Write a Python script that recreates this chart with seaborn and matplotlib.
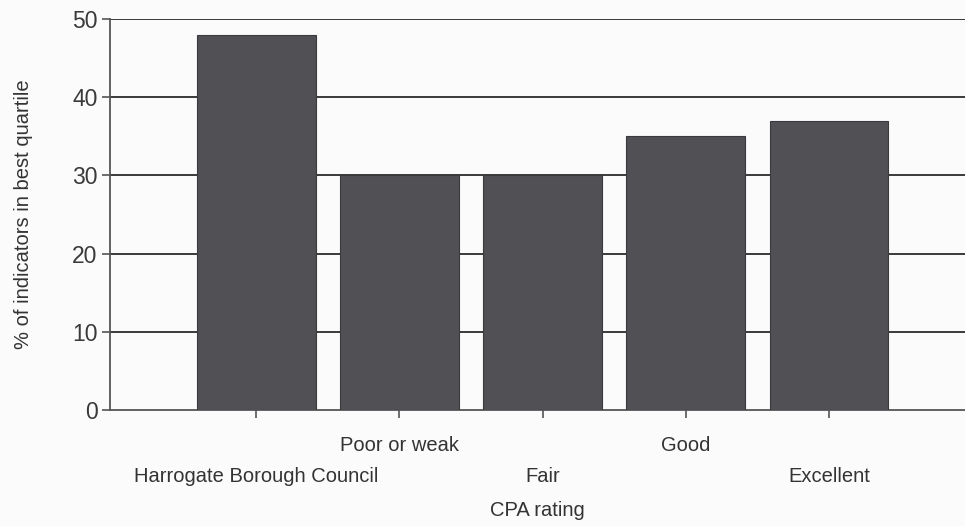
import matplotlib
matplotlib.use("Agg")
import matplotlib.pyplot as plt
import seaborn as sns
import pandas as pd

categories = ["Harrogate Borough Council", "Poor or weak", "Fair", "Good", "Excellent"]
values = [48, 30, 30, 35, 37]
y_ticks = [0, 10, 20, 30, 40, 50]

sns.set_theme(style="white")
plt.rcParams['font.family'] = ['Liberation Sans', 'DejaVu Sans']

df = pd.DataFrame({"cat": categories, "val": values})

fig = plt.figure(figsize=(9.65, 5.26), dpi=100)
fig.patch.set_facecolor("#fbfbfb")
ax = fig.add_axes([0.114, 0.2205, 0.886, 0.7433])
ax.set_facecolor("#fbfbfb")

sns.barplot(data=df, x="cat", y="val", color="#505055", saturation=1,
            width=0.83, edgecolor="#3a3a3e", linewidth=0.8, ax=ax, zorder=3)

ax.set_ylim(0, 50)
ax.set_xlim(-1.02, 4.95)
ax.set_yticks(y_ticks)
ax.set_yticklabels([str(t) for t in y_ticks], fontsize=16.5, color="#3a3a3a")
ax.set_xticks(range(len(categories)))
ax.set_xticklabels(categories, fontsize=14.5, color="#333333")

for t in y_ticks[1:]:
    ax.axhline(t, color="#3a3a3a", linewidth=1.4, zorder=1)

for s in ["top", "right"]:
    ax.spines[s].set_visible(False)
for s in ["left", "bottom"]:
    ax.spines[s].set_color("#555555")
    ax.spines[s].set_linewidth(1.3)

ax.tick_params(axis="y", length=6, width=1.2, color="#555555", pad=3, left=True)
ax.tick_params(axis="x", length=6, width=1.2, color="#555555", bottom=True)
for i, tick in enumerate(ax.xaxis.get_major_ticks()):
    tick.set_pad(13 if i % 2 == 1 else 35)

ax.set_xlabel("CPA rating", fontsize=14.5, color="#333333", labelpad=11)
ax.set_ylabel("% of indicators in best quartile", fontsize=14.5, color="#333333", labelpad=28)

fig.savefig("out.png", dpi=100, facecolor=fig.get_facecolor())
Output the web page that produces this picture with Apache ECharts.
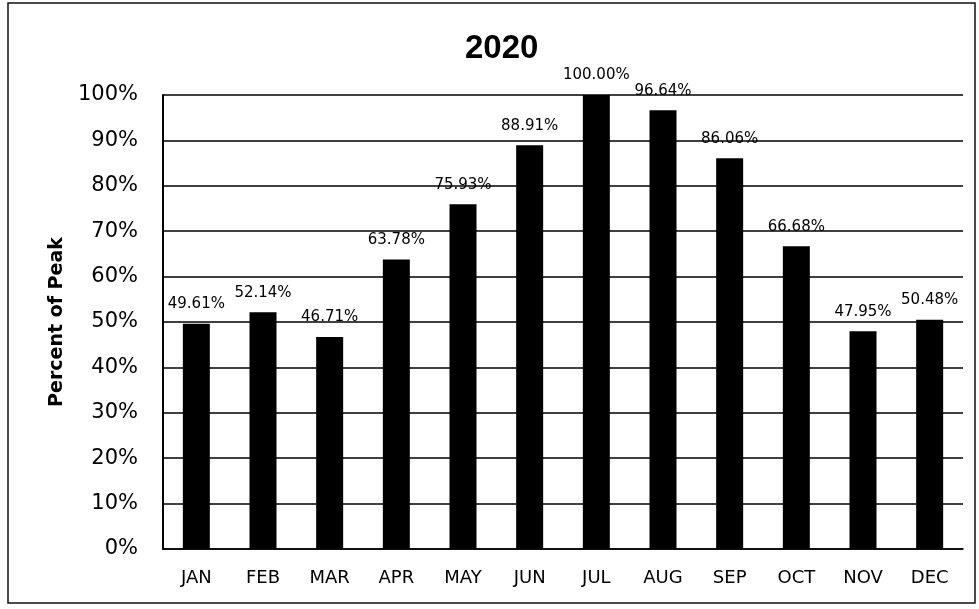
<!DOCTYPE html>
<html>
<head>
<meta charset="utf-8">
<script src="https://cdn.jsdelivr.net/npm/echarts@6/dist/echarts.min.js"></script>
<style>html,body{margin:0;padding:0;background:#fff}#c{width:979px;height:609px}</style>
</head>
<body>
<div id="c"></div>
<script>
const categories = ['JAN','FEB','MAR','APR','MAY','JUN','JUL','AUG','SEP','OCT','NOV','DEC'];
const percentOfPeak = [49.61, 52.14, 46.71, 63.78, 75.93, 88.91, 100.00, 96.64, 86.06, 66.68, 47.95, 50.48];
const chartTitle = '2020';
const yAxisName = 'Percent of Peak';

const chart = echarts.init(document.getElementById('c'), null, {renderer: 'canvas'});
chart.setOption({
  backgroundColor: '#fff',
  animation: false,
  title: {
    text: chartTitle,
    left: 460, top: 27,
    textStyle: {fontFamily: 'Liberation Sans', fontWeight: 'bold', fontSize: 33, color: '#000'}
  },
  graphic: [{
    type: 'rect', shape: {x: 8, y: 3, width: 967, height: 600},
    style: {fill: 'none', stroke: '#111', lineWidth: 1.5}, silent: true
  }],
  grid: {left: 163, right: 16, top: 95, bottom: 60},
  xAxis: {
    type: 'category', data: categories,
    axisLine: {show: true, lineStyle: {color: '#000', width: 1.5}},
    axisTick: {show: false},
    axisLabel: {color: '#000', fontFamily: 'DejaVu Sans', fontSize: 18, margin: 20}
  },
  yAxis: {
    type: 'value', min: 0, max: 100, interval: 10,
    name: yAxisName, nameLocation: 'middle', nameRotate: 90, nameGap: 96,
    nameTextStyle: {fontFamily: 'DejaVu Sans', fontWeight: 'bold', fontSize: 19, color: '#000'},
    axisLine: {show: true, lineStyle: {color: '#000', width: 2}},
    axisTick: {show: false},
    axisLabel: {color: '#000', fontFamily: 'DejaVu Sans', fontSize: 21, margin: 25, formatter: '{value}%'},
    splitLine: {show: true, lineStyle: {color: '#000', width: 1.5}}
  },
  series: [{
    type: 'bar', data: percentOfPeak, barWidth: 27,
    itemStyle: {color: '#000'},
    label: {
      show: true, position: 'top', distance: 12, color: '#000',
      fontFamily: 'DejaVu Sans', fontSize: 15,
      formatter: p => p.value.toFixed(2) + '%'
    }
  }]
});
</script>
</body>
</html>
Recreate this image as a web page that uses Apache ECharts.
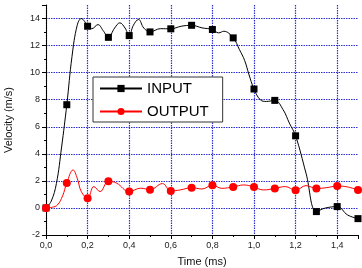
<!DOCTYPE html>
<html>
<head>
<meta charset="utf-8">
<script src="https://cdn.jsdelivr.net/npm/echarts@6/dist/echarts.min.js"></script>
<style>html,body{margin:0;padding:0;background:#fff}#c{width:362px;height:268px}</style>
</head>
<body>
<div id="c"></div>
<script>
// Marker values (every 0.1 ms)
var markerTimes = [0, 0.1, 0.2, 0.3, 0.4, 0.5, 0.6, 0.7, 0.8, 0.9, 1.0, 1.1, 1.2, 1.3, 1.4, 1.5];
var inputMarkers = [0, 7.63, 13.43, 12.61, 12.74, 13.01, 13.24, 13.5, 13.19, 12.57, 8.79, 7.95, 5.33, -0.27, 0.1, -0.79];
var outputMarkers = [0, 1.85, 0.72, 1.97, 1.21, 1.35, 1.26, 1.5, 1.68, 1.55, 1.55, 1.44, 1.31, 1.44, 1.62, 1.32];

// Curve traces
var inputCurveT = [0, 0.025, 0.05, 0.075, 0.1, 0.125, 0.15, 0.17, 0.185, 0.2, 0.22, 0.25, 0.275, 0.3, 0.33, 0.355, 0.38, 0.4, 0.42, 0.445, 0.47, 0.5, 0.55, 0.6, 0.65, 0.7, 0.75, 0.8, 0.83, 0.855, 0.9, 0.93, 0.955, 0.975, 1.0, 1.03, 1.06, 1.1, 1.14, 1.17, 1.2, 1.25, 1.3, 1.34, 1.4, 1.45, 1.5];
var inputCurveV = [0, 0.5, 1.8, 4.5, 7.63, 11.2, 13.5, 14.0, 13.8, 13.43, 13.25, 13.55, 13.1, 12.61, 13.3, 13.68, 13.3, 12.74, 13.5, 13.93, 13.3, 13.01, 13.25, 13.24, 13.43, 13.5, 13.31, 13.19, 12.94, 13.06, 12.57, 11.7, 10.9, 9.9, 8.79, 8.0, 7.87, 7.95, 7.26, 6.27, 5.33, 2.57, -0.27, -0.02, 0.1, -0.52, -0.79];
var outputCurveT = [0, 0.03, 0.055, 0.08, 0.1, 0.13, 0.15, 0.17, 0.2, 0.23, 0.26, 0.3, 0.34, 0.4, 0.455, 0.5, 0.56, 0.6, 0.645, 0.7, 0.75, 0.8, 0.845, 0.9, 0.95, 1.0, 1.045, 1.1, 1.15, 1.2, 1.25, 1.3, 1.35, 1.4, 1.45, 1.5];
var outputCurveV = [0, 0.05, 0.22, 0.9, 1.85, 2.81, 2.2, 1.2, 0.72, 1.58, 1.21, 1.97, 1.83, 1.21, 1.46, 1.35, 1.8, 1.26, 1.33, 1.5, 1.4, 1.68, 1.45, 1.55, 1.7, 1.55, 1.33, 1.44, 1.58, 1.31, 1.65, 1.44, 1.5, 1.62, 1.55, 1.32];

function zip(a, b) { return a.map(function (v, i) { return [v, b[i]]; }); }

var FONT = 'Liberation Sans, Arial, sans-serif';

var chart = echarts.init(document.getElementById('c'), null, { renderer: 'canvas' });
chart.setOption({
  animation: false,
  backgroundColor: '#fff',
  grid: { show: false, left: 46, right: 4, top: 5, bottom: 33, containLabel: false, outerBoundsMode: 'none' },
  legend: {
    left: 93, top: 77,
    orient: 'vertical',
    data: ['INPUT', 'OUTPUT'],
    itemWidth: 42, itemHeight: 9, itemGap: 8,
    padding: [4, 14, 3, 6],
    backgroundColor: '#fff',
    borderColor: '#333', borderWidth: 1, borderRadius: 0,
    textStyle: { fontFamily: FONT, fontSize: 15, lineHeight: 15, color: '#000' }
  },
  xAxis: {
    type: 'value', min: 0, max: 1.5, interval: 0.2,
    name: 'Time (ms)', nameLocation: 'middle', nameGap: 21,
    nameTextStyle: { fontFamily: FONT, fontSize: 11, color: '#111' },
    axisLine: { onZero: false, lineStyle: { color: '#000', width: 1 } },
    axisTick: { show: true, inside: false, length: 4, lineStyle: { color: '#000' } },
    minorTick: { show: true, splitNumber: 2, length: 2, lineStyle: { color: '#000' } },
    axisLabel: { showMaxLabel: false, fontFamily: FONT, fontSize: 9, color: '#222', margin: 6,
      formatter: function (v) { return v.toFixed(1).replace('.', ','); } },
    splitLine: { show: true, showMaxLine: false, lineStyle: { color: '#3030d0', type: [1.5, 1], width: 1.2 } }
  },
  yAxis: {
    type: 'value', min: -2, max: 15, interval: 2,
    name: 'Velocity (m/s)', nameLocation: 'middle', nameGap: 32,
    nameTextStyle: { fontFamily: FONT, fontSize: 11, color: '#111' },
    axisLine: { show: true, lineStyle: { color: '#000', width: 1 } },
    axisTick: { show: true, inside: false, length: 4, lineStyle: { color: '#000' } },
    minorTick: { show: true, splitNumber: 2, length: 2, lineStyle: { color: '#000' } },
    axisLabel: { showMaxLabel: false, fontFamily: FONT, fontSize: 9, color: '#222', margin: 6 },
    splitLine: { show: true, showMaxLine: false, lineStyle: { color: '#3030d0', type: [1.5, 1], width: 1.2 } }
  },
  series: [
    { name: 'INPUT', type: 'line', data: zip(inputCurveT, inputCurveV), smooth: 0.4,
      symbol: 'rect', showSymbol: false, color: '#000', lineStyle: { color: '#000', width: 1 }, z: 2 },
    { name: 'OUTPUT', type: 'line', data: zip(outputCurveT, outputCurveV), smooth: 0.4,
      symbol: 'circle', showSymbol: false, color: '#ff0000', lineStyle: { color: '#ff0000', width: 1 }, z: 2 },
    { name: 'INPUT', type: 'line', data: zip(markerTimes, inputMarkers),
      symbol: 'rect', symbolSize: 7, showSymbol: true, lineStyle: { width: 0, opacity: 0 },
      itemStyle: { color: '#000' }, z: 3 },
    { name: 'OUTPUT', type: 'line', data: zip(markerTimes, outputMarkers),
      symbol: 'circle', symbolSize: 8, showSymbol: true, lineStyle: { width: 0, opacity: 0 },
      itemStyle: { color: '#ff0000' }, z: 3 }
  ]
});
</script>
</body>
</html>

****************

**TASK OBJECTIVE**
Check each line of the entries for the string "Apache". Copy the lines that have it.

**CORRECT RESULT**
Output the web page that produces this picture with Apache ECharts.
Recreate this image as a web page that uses Apache ECharts.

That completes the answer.